◆ **What is required**
Copy out the listing in full, exactly as written, but not its pictures.

◆ **Data provided**
________
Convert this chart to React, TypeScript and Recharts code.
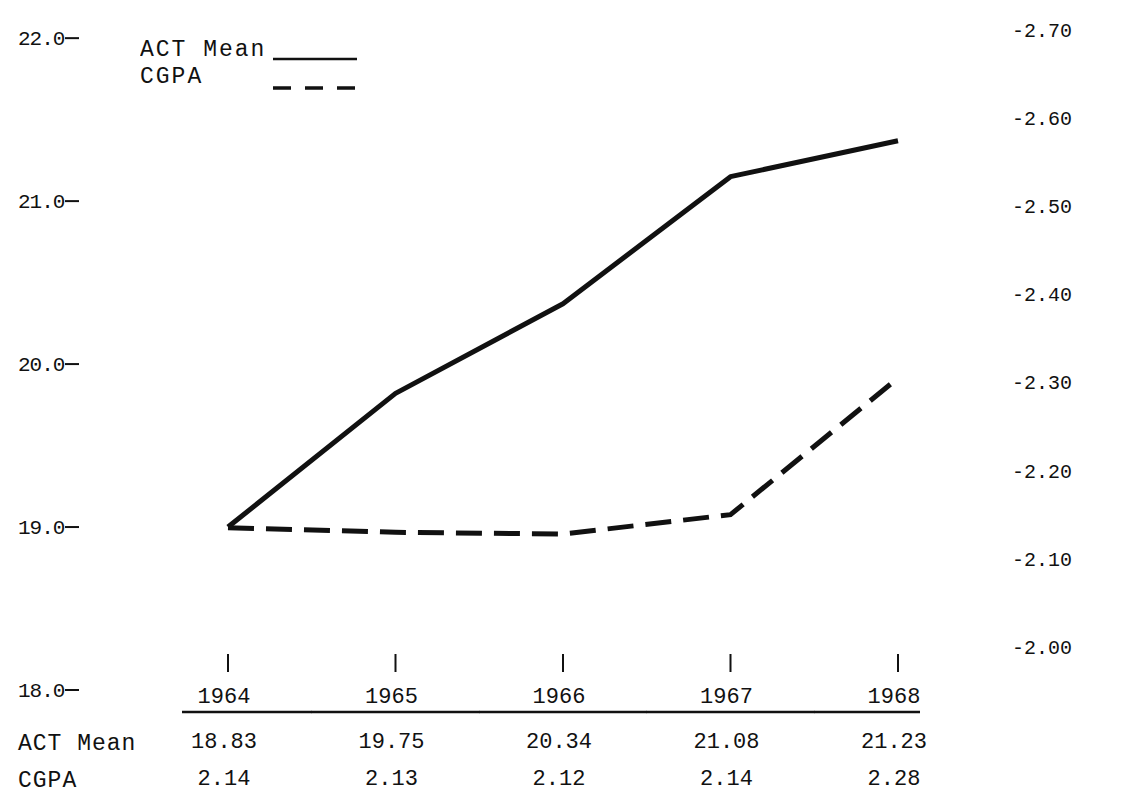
import React from 'react';
import { LineChart, Line, XAxis, YAxis, Legend } from 'recharts';

const years = [1964, 1965, 1966, 1967, 1968];
// where the drawn lines sit
const actPlotted = [19.0, 19.82, 20.37, 21.15, 21.37];
const cgpaPlotted = [2.135, 2.13, 2.128, 2.15, 2.305];
// numbers typed in the table under the plot
const actTable = ['18.83', '19.75', '20.34', '21.08', '21.23'];
const cgpaTable = ['2.14', '2.13', '2.12', '2.14', '2.28'];
const leftTicks = [18, 19, 20, 21, 22];
const rightTicks = [2.0, 2.1, 2.2, 2.3, 2.4, 2.5, 2.6, 2.7];

const data = years.map((year, i) => ({ year, act: actPlotted[i], cgpa: cgpaPlotted[i] }));

const FONT = '"Liberation Mono", "DejaVu Sans Mono", monospace';
const INK = '#111';

const LeftTick = ({ y, payload }: any) => (
  <g>
    <text x={18} y={y} dy={7} fontFamily={FONT} fontSize={21} letterSpacing={-1} fill={INK}>
      {payload.value.toFixed(1)}
    </text>
    <line x1={65} x2={79} y1={y} y2={y} stroke={INK} strokeWidth={2} />
  </g>
);

const RightTick = ({ y, payload }: any) => (
  <text x={1012} y={y} dy={7} fontFamily={FONT} fontSize={20} fill={INK}>
    {'-' + payload.value.toFixed(2)}
  </text>
);

const YearTick = ({ x, payload }: any) => {
  const i = years.indexOf(payload.value);
  const last = i === years.length - 1;
  return (
    <g fontFamily={FONT} fill={INK}>
      <line x1={x} x2={x} y1={654} y2={672} stroke={INK} strokeWidth={2} />
      <text x={x - 4} y={703} textAnchor="middle" fontSize={22}>{payload.value}</text>
      <line x1={i === 0 ? x - 46 : x - 84} x2={last ? x + 22 : x + 84} y1={712} y2={712} stroke={INK} strokeWidth={2.5} />
      <text x={x - 4} y={748} textAnchor="middle" fontSize={22}>{actTable[i]}</text>
      <text x={x - 4} y={785} textAnchor="middle" fontSize={22}>{cgpaTable[i]}</text>
      {i === 0 && (
        <>
          <text x={18} y={750} fontSize={23} letterSpacing={1}>ACT Mean</text>
          <text x={18} y={787} fontSize={23} letterSpacing={1}>CGPA</text>
        </>
      )}
    </g>
  );
};

const LegendBox = ({ payload }: any) => {
  const items = payload || [];
  return (
    <svg width={230} height={60} style={{ display: 'block' }}>
      {items.map((p: any, i: number) => (
        <g key={p.value}>
          <text x={0} y={20 + i * 27} fontFamily={FONT} fontSize={23} letterSpacing={2} fill={INK}>{p.value}</text>
          <line
            x1={133}
            x2={217}
            y1={i === 0 ? 23 : 52}
            y2={i === 0 ? 23 : 52}
            stroke={INK}
            strokeWidth={i === 0 ? 2.5 : 3.5}
            strokeDasharray={p.payload && p.payload.strokeDasharray ? '18 14' : undefined}
          />
        </g>
      ))}
    </svg>
  );
};

export default function App() {
  return (
    <div style={{ position: 'absolute', left: 0, top: 0, width: 1132, height: 797, background: '#fff' }}>
      <LineChart width={1132} height={797} data={data} margin={{ top: 30, right: 0, bottom: 0, left: 0 }}>
        <XAxis
          dataKey="year"
          type="number"
          domain={[1964, 1968]}
          ticks={years}
          interval={0}
          height={107}
          axisLine={false}
          tickLine={false}
          tick={<YearTick />}
        />
        <YAxis
          yAxisId="left"
          orientation="left"
          width={228}
          domain={[18, 22.05]}
          allowDataOverflow
          ticks={leftTicks}
          interval={0}
          axisLine={false}
          tickLine={false}
          tick={<LeftTick />}
        />
        <YAxis
          yAxisId="right"
          orientation="right"
          width={234}
          domain={[1.951, 2.7]}
          allowDataOverflow
          ticks={rightTicks}
          interval={0}
          axisLine={false}
          tickLine={false}
          tick={<RightTick />}
        />
        <Legend
          layout="vertical"
          align="center"
          verticalAlign="middle"
          wrapperStyle={{ left: 140, top: 36, width: 'auto' }}
          content={<LegendBox />}
        />
        <Line
          yAxisId="left"
          type="linear"
          dataKey="act"
          name="ACT Mean"
          stroke={INK}
          strokeWidth={5}
          strokeLinejoin="round"
          dot={false}
          isAnimationActive={false}
        />
        <Line
          yAxisId="right"
          type="linear"
          dataKey="cgpa"
          name="CGPA"
          stroke={INK}
          strokeWidth={5}
          strokeDasharray="26 12"
          dot={false}
          isAnimationActive={false}
        />
      </LineChart>
    </div>
  );
}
________
◆ **Exercise answer**
Convert this chart to React, TypeScript and Recharts code.
import React from 'react';
import { LineChart, Line, XAxis, YAxis, Legend } from 'recharts';

const years = [1964, 1965, 1966, 1967, 1968];
// where the drawn lines sit
const actPlotted = [19.0, 19.82, 20.37, 21.15, 21.37];
const cgpaPlotted = [2.135, 2.13, 2.128, 2.15, 2.305];
// numbers typed in the table under the plot
const actTable = ['18.83', '19.75', '20.34', '21.08', '21.23'];
const cgpaTable = ['2.14', '2.13', '2.12', '2.14', '2.28'];
const leftTicks = [18, 19, 20, 21, 22];
const rightTicks = [2.0, 2.1, 2.2, 2.3, 2.4, 2.5, 2.6, 2.7];

const data = years.map((year, i) => ({ year, act: actPlotted[i], cgpa: cgpaPlotted[i] }));

const FONT = '"Liberation Mono", "DejaVu Sans Mono", monospace';
const INK = '#111';

const LeftTick = ({ y, payload }: any) => (
  <g>
    <text x={18} y={y} dy={7} fontFamily={FONT} fontSize={21} letterSpacing={-1} fill={INK}>
      {payload.value.toFixed(1)}
    </text>
    <line x1={65} x2={79} y1={y} y2={y} stroke={INK} strokeWidth={2} />
  </g>
);

const RightTick = ({ y, payload }: any) => (
  <text x={1012} y={y} dy={7} fontFamily={FONT} fontSize={20} fill={INK}>
    {'-' + payload.value.toFixed(2)}
  </text>
);

const YearTick = ({ x, payload }: any) => {
  const i = years.indexOf(payload.value);
  const last = i === years.length - 1;
  return (
    <g fontFamily={FONT} fill={INK}>
      <line x1={x} x2={x} y1={654} y2={672} stroke={INK} strokeWidth={2} />
      <text x={x - 4} y={703} textAnchor="middle" fontSize={22}>{payload.value}</text>
      <line x1={i === 0 ? x - 46 : x - 84} x2={last ? x + 22 : x + 84} y1={712} y2={712} stroke={INK} strokeWidth={2.5} />
      <text x={x - 4} y={748} textAnchor="middle" fontSize={22}>{actTable[i]}</text>
      <text x={x - 4} y={785} textAnchor="middle" fontSize={22}>{cgpaTable[i]}</text>
      {i === 0 && (
        <>
          <text x={18} y={750} fontSize={23} letterSpacing={1}>ACT Mean</text>
          <text x={18} y={787} fontSize={23} letterSpacing={1}>CGPA</text>
        </>
      )}
    </g>
  );
};

const LegendBox = ({ payload }: any) => {
  const items = payload || [];
  return (
    <svg width={230} height={60} style={{ display: 'block' }}>
      {items.map((p: any, i: number) => (
        <g key={p.value}>
          <text x={0} y={20 + i * 27} fontFamily={FONT} fontSize={23} letterSpacing={2} fill={INK}>{p.value}</text>
          <line
            x1={133}
            x2={217}
            y1={i === 0 ? 23 : 52}
            y2={i === 0 ? 23 : 52}
            stroke={INK}
            strokeWidth={i === 0 ? 2.5 : 3.5}
            strokeDasharray={p.payload && p.payload.strokeDasharray ? '18 14' : undefined}
          />
        </g>
      ))}
    </svg>
  );
};

export default function App() {
  return (
    <div style={{ position: 'absolute', left: 0, top: 0, width: 1132, height: 797, background: '#fff' }}>
      <LineChart width={1132} height={797} data={data} margin={{ top: 30, right: 0, bottom: 0, left: 0 }}>
        <XAxis
          dataKey="year"
          type="number"
          domain={[1964, 1968]}
          ticks={years}
          interval={0}
          height={107}
          axisLine={false}
          tickLine={false}
          tick={<YearTick />}
        />
        <YAxis
          yAxisId="left"
          orientation="left"
          width={228}
          domain={[18, 22.05]}
          allowDataOverflow
          ticks={leftTicks}
          interval={0}
          axisLine={false}
          tickLine={false}
          tick={<LeftTick />}
        />
        <YAxis
          yAxisId="right"
          orientation="right"
          width={234}
          domain={[1.951, 2.7]}
          allowDataOverflow
          ticks={rightTicks}
          interval={0}
          axisLine={false}
          tickLine={false}
          tick={<RightTick />}
        />
        <Legend
          layout="vertical"
          align="center"
          verticalAlign="middle"
          wrapperStyle={{ left: 140, top: 36, width: 'auto' }}
          content={<LegendBox />}
        />
        <Line
          yAxisId="left"
          type="linear"
          dataKey="act"
          name="ACT Mean"
          stroke={INK}
          strokeWidth={5}
          strokeLinejoin="round"
          dot={false}
          isAnimationActive={false}
        />
        <Line
          yAxisId="right"
          type="linear"
          dataKey="cgpa"
          name="CGPA"
          stroke={INK}
          strokeWidth={5}
          strokeDasharray="26 12"
          dot={false}
          isAnimationActive={false}
        />
      </LineChart>
    </div>
  );
}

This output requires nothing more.